Across several communities within the constituency, residents, particularly students, artisans and young professionals, described Repete as one of the emerging political figures with strong grassroots appeal and a passion for youth empowerment.

Supporters said his growing popularity stems from his consistent advocacy for innovation, entrepreneurship and skills development aimed at addressing unemployment and creating opportunities for young people.

As an engineer and technology enthusiast, Repete is also said to possess a deep understanding of the evolving digital economy and the need to position youths for global competitiveness.

Many of his supporters noted that his approach to leadership focuses on practical solutions, mentorship and capacity-building initiatives capable of helping young people become self-reliant and economically productive.

Some community stakeholders who spoke on his rising profile said his humility, accessibility and relationship with the grassroots have continued to endear him to many residents within the constituency.

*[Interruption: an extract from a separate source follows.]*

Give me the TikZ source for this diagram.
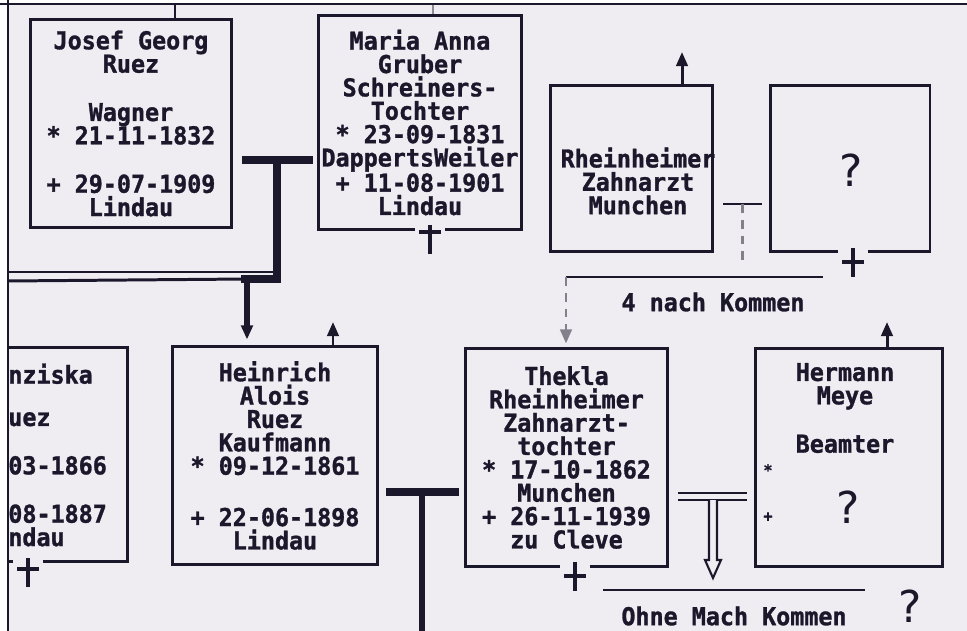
\documentclass[tikz,border=0pt]{standalone}
\usepackage{fontspec}
\usetikzlibrary{arrows.meta,calc}
\newfontfamily\dotfont{DejaVu Sans Mono}[FakeStretch=0.95,FakeBold=1.2]
\newfontfamily\qfont{DejaVu Sans}
\definecolor{paper}{RGB}{240,237,242}
\definecolor{ink}{RGB}{28,24,44}

\begin{document}
\begin{tikzpicture}[x=0.02cm,y=-0.02cm,
  pbox/.style={draw=ink,line width=1.7pt,fill=paper,align=center,inner sep=0pt,text=ink,
    font=\dotfont\bfseries\fontsize{14}{13.3}\selectfont},
  ptext/.style={align=center,inner sep=0pt,text=ink,font=\dotfont\bfseries\fontsize{14}{13.3}\selectfont},
  pmark/.style={inner sep=0pt,text=ink,font=\dotfont\bfseries\fontsize{9}{9}\selectfont},
  qmark/.style={inner sep=0pt,text=ink,font=\qfont\fontsize{25}{25}\selectfont},
  conn/.style={draw=ink,line width=1.7pt},
  heavy/.style={draw=ink,line width=4.5pt},
  dashc/.style={draw=ink!55,line width=1.7pt,dash pattern=on 5pt off 4pt},
  tip/.style={-{Triangle[length=8pt,width=6.5pt]}},
  cross/.style={draw=ink,line width=2.8pt}]
  \useasboundingbox (0,0) rectangle (967,631);
  \fill[white] (0,0) rectangle (967,631);
  \fill[paper] (8,4) rectangle (967,631);
  \begin{scope}
  \clip (8,4) rectangle (967,631);
  % obere Reihe
  \node[pbox,minimum width=4.04cm,minimum height=4.18cm] (josef) at (131,123.5)
    {Josef Georg\\Ruez\\[0.5cm]Wagner\\* 21-11-1832\\[0.5cm]+ 29-07-1909\\Lindau};
  \node[pbox,minimum width=4.08cm,minimum height=4.30cm] (maria) at (420,122.5)
    {Maria Anna\\Gruber\\Schreiners-\\Tochter\\* 23-09-1831\\DappertsWeiler\\+ 11-08-1901\\Lindau};
  \node[pbox,minimum width=3.26cm,minimum height=3.34cm] (rhein) at (631.5,168.5) {};
  \node[ptext] (rheintxt) at (638,181) {Rheinheimer\\Zahnarzt\\Munchen};
  \node[pbox,minimum width=3.2cm,minimum height=3.34cm] (unk) at (850,168.5) {};
  \node[qmark] (unkq) at (851,170) {?};
  % untere Reihe
  \node[pbox,minimum width=4.16cm,minimum height=4.30cm] (franz) at (24,454.5) {};
  \node[ptext,align=left,anchor=west] (franztxt) at (8,455)
    {nziska\\[0.38cm]uez\\[0.5cm]03-1866\\[0.5cm]08-1887\\[0cm]ndau};
  \node[pbox,minimum width=4.12cm,minimum height=4.38cm] (heinrich) at (275,455.5)
    {Heinrich\\Alois\\Ruez\\Kaufmann\\* 09-12-1861\\[0.56cm]+ 22-06-1898\\Lindau};
  \node[pbox,minimum width=4.06cm,minimum height=4.38cm] (thekla) at (566.5,457.5)
    {Thekla\\Rheinheimer\\Zahnarzt-\\tochter\\* 17-10-1862\\Munchen\\+ 26-11-1939\\zu Cleve};
  \node[pbox,minimum width=3.76cm,minimum height=4.38cm] (hermann) at (849,457.5) {};
  \node[ptext] (hermtxt) at (845,408) {Hermann\\Meye\\[0.5cm]Beamter};
  \node[pmark] (hstar) at (768,470) {*};
  \node[pmark] (hplus) at (768,517) {+};
  \node[qmark] (hermq) at (848,507) {?};
  % Ehe Josef -- Maria
  \coordinate (t1) at (277,160);
  \coordinate (k1) at (247,279);
  \coordinate (sib) at (8,272);
  \draw[heavy] ($(josef.east |- t1)+(9,0)$) -- ($(maria.west |- t1)+(-4,0)$);
  \draw[conn] (sib) -- (274,272);
  \draw[conn] (8,281) -- (k1);
  \draw[heavy] (t1) -- (277,279) -- (241,279);
  \draw[ink,line width=3pt,tip] (k1) -- ($(heinrich.north -| k1)+(0,-5)$);
  % Ehe Heinrich -- Thekla
  \coordinate (t2) at (422,492);
  \draw[heavy,line width=5pt] ($(heinrich.east |- t2)+(7,0)$) -- ($(thekla.west |- t2)+(-5,0)$);
  \draw[heavy,line width=3.5pt] (t2) -- (422,640);
  % Ehe Rheinheimer -- ?
  \coordinate (t3) at (742,204);
  \coordinate (kids) at (566,277);
  \draw[conn] ($(rhein.east |- t3)+(9,0)$) -- ($(unk.west |- t3)+(-7,0)$);
  \draw[dashc] (t3) -- (742,262);
  \draw[conn] (kids) -- (823,277);
  \draw[dashc,tip] (kids) -- ($(thekla.north -| kids)+(0,-3)$);
  \node[ptext] (nachk) at (713,302) {4 nach Kommen};
  % Ehe Thekla -- Hermann
  \coordinate (dbl) at (713,500);
  \draw[conn] ($(thekla.east)+(9,35.5)$) -- ($(hermann.west)+(-7,35.5)$);
  \draw[conn] ($(thekla.east)+(9,42.5)$) -- ($(hermann.west)+(-7,42.5)$);
  \draw[ink,line width=1.2pt,fill=paper] (dbl) ++(-4,0) -- ++(0,60) -- ++(-4,0) -- ++(8,18)
    -- ++(8,-18) -- ++(-4,0) -- ++(0,-60);
  \coordinate (ol) at (603,590);
  \coordinate (or) at (865,590);
  \draw[conn] (ol) -- (or);
  \node[ptext] (ohne) at (734,616) {Ohne Mach Kommen};
  \node[qmark] (endq) at (910,606) {?};
  % Pfeile nach oben
  \coordinate (jt) at (175,0);
  \coordinate (mt) at (433,0);
  \coordinate (ra) at (682,52);
  \coordinate (ha) at (333,322);
  \coordinate (hb) at (887,322);
  \draw[conn] (josef.north -| jt) -- (jt);
  \draw[draw=ink!50,line width=1pt] (maria.north -| mt) -- (mt);
  \draw[conn,tip] (rhein.north -| ra) -- (ra);
  \draw[conn,tip] (heinrich.north -| ha) -- (ha);
  \draw[conn,tip] (hermann.north -| hb) -- (hb);
  % Kreuze
  \foreach \px/\py/\bb/\cy in {430/225/230/232,853/248/252/262,28/558/562/569,575/562/567/576}{
    \fill[paper] (\px-15,\bb-4) rectangle (\px+15,\bb+4);
    \draw[cross] (\px,\py) -- (\px,\py+29) (\px-11,\cy) -- (\px+11,\cy);
  }
  \end{scope}
  % Rahmen
  \draw[ink,line width=1.7pt] (0,4) -- (967,4);
  \draw[ink,line width=1.7pt] (8,0) -- (8,631);
\end{tikzpicture}
\end{document}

They added that Repete’s engagement with youths and community groups reflects his commitment to inclusive governance and people-oriented representation.

Observers within the constituency also maintained that the increasing support for the politician reflects a growing desire among residents for a new generation of leaders driven by innovation, competence and accountability.

According to them, many young people see Repete as a symbol of hope and progressive leadership capable of contributing meaningfully to the development of Ibadan North Federal Constituency.